** Task objective **
Check every line of the entries below for the word "this", and copy the ones that have it.

Part of a data file:
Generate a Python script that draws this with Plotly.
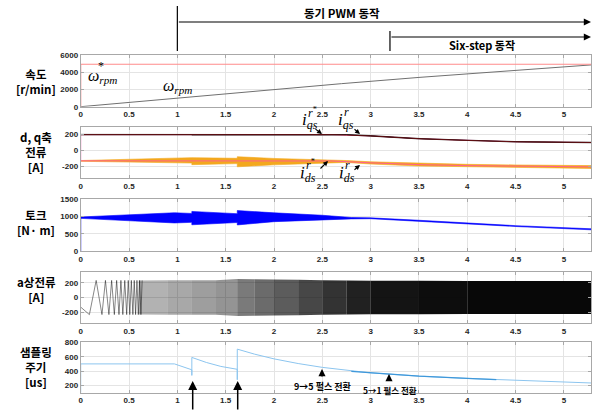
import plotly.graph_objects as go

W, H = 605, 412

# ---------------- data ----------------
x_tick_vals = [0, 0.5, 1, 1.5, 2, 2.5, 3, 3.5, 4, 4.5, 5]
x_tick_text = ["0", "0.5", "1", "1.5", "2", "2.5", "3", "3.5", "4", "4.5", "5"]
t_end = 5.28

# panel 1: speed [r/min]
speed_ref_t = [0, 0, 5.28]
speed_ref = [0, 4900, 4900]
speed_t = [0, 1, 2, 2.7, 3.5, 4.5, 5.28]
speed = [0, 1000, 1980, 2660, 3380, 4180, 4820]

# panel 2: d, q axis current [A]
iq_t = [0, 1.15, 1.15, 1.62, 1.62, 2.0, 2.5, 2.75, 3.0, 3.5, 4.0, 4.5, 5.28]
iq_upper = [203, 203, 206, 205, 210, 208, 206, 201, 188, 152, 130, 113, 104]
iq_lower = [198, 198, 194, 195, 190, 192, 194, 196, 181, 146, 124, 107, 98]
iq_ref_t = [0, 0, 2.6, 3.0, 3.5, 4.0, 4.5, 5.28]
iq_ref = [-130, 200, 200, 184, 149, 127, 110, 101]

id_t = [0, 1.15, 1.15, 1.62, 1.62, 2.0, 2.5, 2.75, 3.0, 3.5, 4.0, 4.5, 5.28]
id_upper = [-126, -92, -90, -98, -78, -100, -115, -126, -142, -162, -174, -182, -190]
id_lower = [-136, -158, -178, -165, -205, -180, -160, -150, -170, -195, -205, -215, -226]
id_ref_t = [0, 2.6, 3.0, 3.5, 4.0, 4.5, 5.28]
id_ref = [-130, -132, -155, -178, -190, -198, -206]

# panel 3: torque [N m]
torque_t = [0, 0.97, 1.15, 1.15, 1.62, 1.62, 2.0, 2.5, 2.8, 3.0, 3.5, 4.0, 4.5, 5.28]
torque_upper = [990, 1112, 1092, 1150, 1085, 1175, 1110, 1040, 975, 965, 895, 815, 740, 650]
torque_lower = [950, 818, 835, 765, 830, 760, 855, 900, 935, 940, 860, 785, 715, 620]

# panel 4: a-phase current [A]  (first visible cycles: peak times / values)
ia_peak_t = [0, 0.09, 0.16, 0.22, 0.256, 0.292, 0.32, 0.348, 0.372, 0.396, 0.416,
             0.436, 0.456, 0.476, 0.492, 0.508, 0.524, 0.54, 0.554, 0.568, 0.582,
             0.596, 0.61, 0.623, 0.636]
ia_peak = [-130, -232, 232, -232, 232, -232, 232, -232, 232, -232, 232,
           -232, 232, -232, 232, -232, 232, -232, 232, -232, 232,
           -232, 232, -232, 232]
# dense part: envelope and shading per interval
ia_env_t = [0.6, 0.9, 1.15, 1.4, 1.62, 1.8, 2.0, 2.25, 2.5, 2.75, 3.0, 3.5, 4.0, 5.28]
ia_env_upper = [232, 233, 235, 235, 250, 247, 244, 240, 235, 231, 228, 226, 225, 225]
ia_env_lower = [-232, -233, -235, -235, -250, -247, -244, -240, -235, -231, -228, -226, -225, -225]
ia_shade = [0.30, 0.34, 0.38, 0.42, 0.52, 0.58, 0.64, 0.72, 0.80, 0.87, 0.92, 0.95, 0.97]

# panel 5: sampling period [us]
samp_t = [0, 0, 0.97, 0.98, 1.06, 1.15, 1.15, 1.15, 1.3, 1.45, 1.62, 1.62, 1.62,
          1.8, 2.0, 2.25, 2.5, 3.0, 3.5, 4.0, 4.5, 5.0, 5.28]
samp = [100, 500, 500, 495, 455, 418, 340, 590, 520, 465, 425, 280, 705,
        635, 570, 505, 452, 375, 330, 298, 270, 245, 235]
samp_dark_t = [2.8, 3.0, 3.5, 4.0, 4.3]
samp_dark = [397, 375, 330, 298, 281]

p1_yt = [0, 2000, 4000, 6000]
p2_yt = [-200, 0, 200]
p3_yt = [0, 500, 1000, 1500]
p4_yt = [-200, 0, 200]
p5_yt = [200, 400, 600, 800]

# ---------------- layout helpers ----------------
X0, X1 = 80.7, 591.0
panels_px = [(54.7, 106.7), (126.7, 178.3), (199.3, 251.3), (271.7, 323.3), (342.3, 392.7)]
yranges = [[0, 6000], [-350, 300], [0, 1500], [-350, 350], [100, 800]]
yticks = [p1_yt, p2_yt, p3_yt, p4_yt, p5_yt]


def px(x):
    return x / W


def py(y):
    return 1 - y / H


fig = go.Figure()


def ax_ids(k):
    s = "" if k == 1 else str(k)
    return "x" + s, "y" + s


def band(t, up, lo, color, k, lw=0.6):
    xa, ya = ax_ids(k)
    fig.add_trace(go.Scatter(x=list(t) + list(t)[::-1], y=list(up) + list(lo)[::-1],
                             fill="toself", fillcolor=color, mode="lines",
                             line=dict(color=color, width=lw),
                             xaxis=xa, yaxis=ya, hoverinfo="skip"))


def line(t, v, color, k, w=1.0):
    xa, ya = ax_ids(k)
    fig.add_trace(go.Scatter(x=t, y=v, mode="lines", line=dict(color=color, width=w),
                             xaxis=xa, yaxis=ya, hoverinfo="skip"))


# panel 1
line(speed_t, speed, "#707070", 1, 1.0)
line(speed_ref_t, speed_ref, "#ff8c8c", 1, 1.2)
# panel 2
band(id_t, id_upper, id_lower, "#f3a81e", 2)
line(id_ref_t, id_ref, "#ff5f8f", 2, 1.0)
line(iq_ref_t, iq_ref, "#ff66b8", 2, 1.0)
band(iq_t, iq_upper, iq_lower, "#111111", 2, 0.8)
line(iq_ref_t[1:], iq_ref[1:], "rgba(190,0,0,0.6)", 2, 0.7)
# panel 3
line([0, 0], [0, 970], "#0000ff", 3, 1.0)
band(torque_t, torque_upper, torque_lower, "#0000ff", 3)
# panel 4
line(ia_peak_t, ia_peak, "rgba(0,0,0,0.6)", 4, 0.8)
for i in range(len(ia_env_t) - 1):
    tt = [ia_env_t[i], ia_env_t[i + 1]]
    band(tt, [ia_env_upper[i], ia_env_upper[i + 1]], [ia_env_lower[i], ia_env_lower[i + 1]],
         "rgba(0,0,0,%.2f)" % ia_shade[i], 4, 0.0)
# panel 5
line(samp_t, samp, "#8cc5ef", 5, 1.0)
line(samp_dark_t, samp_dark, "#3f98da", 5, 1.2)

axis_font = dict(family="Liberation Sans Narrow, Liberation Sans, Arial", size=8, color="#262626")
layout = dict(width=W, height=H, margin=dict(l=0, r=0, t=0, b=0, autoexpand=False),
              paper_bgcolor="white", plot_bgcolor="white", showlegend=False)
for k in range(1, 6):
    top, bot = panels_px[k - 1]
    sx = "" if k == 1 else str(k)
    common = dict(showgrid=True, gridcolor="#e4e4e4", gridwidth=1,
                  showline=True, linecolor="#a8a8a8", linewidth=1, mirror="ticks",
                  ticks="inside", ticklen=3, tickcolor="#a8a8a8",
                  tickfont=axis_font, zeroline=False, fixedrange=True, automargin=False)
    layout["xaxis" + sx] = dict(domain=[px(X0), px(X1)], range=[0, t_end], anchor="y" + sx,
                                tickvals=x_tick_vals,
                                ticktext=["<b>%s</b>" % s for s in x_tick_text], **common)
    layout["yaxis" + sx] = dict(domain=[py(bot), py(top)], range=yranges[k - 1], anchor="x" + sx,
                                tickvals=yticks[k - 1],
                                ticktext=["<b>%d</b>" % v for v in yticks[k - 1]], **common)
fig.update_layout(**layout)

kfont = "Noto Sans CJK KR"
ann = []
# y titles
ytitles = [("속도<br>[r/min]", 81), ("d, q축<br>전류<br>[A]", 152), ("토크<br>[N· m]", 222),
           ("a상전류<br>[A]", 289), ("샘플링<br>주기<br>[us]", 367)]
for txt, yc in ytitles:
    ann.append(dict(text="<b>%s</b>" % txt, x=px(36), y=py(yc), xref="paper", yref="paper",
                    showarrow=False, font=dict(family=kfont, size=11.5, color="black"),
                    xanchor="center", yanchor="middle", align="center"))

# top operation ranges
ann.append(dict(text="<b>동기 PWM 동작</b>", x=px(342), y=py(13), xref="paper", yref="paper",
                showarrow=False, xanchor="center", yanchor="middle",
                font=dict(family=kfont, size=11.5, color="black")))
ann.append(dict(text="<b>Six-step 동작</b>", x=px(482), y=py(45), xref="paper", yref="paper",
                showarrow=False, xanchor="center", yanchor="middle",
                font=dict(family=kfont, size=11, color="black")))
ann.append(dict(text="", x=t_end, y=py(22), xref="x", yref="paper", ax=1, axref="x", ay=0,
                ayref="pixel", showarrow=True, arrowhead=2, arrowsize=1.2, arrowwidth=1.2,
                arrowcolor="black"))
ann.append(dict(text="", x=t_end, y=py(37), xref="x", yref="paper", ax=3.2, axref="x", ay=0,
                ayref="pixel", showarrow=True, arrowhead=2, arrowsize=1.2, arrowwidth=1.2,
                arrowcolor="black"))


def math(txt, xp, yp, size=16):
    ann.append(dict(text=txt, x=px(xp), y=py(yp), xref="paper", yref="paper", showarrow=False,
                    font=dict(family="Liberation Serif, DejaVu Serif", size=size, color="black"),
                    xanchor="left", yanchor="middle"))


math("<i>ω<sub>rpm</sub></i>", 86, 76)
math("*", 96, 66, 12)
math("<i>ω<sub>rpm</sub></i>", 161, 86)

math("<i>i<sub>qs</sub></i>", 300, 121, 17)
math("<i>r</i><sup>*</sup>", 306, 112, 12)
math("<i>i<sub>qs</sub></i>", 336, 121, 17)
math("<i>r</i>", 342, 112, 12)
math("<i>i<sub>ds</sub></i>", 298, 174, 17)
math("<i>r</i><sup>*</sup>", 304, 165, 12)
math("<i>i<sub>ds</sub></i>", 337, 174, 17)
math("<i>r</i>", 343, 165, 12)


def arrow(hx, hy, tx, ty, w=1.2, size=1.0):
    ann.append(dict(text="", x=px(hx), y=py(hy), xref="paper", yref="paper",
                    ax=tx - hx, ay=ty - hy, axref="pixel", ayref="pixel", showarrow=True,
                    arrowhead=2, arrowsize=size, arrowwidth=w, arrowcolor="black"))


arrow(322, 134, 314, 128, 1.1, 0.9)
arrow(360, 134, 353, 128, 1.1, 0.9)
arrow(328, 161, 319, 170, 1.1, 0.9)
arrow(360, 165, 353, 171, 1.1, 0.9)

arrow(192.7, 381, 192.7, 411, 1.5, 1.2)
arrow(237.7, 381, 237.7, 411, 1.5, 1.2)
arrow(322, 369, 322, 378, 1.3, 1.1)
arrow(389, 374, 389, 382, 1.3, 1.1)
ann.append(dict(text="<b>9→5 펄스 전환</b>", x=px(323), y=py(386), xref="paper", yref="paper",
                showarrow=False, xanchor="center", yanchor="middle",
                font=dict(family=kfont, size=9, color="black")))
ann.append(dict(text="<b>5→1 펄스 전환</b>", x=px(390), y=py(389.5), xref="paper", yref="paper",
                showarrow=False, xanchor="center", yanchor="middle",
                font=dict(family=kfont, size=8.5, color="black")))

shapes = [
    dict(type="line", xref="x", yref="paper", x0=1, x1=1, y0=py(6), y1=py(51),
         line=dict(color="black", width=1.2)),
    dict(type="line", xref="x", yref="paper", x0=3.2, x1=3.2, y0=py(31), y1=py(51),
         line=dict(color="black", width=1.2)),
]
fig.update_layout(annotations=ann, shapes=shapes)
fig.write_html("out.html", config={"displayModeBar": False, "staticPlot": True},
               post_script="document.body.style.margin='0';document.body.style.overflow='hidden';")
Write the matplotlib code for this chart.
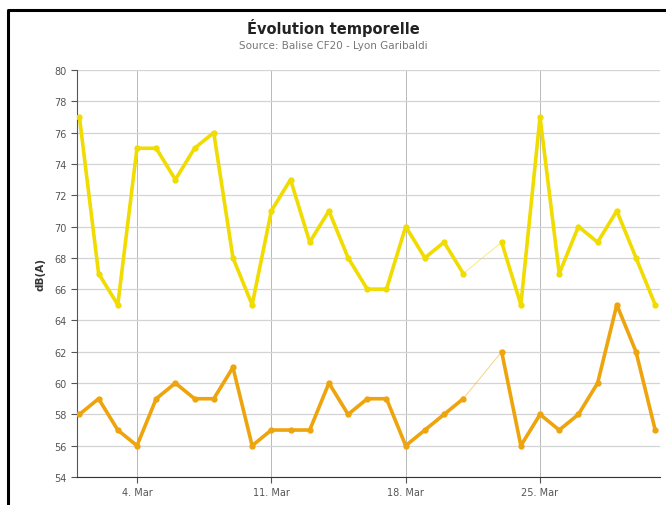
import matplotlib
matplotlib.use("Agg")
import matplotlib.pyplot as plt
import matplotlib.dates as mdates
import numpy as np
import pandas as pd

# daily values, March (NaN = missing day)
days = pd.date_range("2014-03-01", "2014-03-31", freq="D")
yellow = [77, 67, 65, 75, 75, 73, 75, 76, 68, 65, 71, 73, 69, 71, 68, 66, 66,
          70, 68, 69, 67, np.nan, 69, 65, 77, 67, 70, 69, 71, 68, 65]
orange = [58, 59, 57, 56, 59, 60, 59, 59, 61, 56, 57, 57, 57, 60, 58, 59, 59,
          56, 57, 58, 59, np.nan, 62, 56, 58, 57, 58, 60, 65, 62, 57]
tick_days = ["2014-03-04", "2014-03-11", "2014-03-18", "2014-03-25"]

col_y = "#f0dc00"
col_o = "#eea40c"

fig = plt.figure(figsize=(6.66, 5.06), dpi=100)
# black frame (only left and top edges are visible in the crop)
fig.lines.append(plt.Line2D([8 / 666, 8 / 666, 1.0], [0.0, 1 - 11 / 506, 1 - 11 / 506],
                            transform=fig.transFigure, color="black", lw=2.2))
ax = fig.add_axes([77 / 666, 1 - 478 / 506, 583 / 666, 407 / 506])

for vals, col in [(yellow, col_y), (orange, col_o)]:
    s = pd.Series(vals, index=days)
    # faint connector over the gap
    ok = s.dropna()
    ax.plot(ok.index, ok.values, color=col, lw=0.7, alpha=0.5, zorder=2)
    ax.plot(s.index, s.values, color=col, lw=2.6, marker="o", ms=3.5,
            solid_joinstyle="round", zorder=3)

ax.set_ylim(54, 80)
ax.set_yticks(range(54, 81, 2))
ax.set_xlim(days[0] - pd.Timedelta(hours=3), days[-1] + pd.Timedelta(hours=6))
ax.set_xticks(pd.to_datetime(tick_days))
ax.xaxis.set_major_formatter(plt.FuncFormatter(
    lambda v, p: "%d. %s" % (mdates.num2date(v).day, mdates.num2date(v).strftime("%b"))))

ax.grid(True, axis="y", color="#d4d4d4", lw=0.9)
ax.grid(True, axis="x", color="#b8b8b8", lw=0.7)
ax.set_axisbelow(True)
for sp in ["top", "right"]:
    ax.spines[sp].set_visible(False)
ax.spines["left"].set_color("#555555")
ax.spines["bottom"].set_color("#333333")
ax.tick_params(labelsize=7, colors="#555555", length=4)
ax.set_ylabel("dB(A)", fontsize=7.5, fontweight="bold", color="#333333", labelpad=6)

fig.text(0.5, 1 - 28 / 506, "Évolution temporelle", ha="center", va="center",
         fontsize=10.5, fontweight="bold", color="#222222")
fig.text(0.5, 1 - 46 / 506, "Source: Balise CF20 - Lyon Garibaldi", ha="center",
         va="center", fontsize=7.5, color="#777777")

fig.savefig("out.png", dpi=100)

** Expected answer **
Generate a Python script that draws this with Plotly.
Write the matplotlib code for this chart.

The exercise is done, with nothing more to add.